§ Exercise objective:
Single out the lines that include the word "this". Copy them.

▬▬▬

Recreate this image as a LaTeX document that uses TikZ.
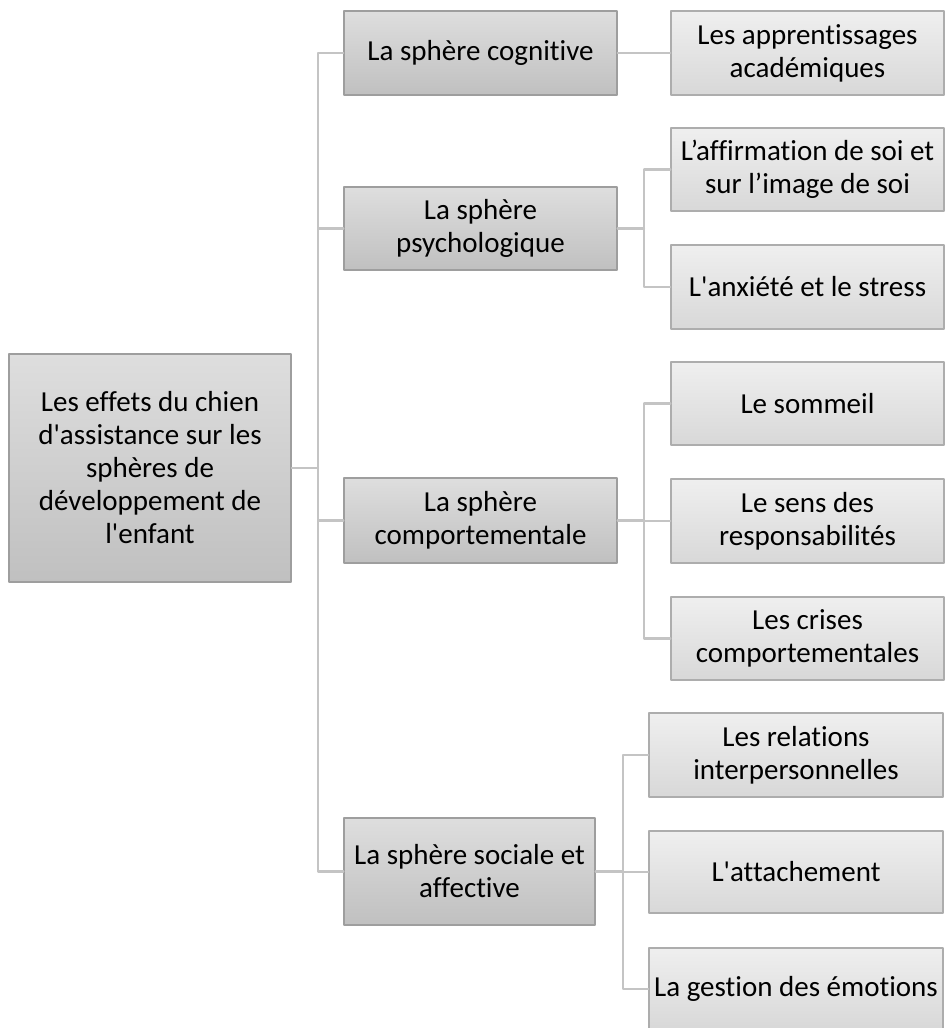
\documentclass[tikz,border=0pt]{standalone}
\usepackage{fontspec}
\setmainfont{Carlito}[Ligatures={TeXOff,CommonOff}]
\usepackage{xcolor}
\usepackage{tikz}
\definecolor{boxtop}{HTML}{DEDEDE}
\definecolor{boxbot}{HTML}{C0C0C0}
\definecolor{leaftop}{HTML}{EFEFEF}
\definecolor{leafbot}{HTML}{D8D8D8}
\definecolor{boxrule}{HTML}{9E9E9E}
\definecolor{linkgrey}{HTML}{C4C4C4}

\begin{document}
\begin{tikzpicture}[x=1pt, y=-1pt, line cap=round, line join=round,
  every node/.style={font=\fontsize{29}{33}\selectfont, align=center, inner sep=0pt},
  sphbox/.style={draw=boxrule, line width=1.3, top color=boxtop, bottom color=boxbot, rectangle},
  leafbox/.style={draw=boxrule!85, line width=1.3, top color=leaftop, bottom color=leafbot, rectangle,
    minimum width=273, minimum height=84},
  link/.style={linkgrey, line width=2.2}]
  \useasboundingbox (0,0) rectangle (946,1028);
  % root + spheres
  \node[sphbox, minimum width=282, minimum height=228] (root) at (150,468)
    {Les effets du chien\\d'assistance sur les\\sphères de\\développement de\\l'enfant};
  \node[sphbox, minimum width=273, minimum height=84] (cog) at (480.5,53) {La sphère cognitive};
  \node[sphbox, minimum width=273, minimum height=83] (psy) at (480.5,228.5) {La sphère\\psychologique};
  \node[sphbox, minimum width=273, minimum height=85] (comp) at (480.5,520.5) {La sphère\\comportementale};
  \node[sphbox, minimum width=251, minimum height=107] (soc) at (469.5,871.5) {La sphère sociale et\\affective};
  % effects
  \node[leafbox] (app) at (807.5,53) {Les apprentissages\\académiques};
  \node[leafbox, minimum height=83] (aff) at (807.5,169.5) {L’affirmation de soi et\\sur l’image de soi};
  \node[leafbox] (anx) at (807.5,287) {L'anxiété et le stress};
  \node[leafbox, minimum height=83] (som) at (807.5,403.5) {Le sommeil};
  \node[leafbox] (sens) at (807.5,521) {Le sens des\\responsabilités};
  \node[leafbox, minimum height=83] (cris) at (807.5,638.5) {Les crises\\comportementales};
  \node[leafbox, minimum width=294] (rel) at (796,755) {Les relations\\interpersonnelles};
  \node[leafbox, minimum width=294, minimum height=82] (att) at (796,872) {L'attachement};
  \node[leafbox, minimum width=294, minimum height=82] (gest) at (796,989) {La gestion des émotions};
  % links
  \coordinate (t0) at (318,468);
  \coordinate (t1) at (644,228.5);
  \coordinate (t2) at (644,520.5);
  \coordinate (t3) at (623,871.5);
  \draw[link] (root.east) -- (t0);
  \foreach \s in {cog,psy,comp,soc} { \draw[link] (t0) |- (\s.west); }
  \draw[link] (cog.east) -- (app.west);
  \draw[link] (psy.east) -- (t1);
  \foreach \s in {aff,anx} { \draw[link] (t1) |- (\s.west); }
  \draw[link] (comp.east) -- (t2);
  \foreach \s in {som,sens,cris} { \draw[link] (t2) |- (\s.west); }
  \draw[link] (soc.east) -- (t3);
  \foreach \s in {rel,att,gest} { \draw[link] (t3) |- (\s.west); }
\end{tikzpicture}
\end{document}
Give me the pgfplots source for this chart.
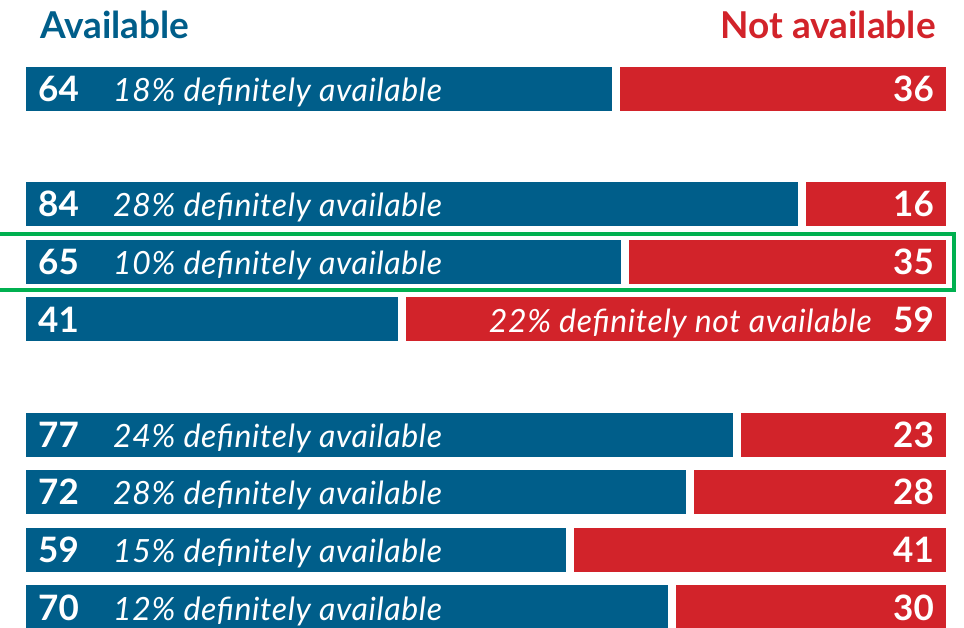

▬▬▬

§ Exercise response:
Recreate this image as a LaTeX document that uses TikZ.
Give me the pgfplots source for this chart.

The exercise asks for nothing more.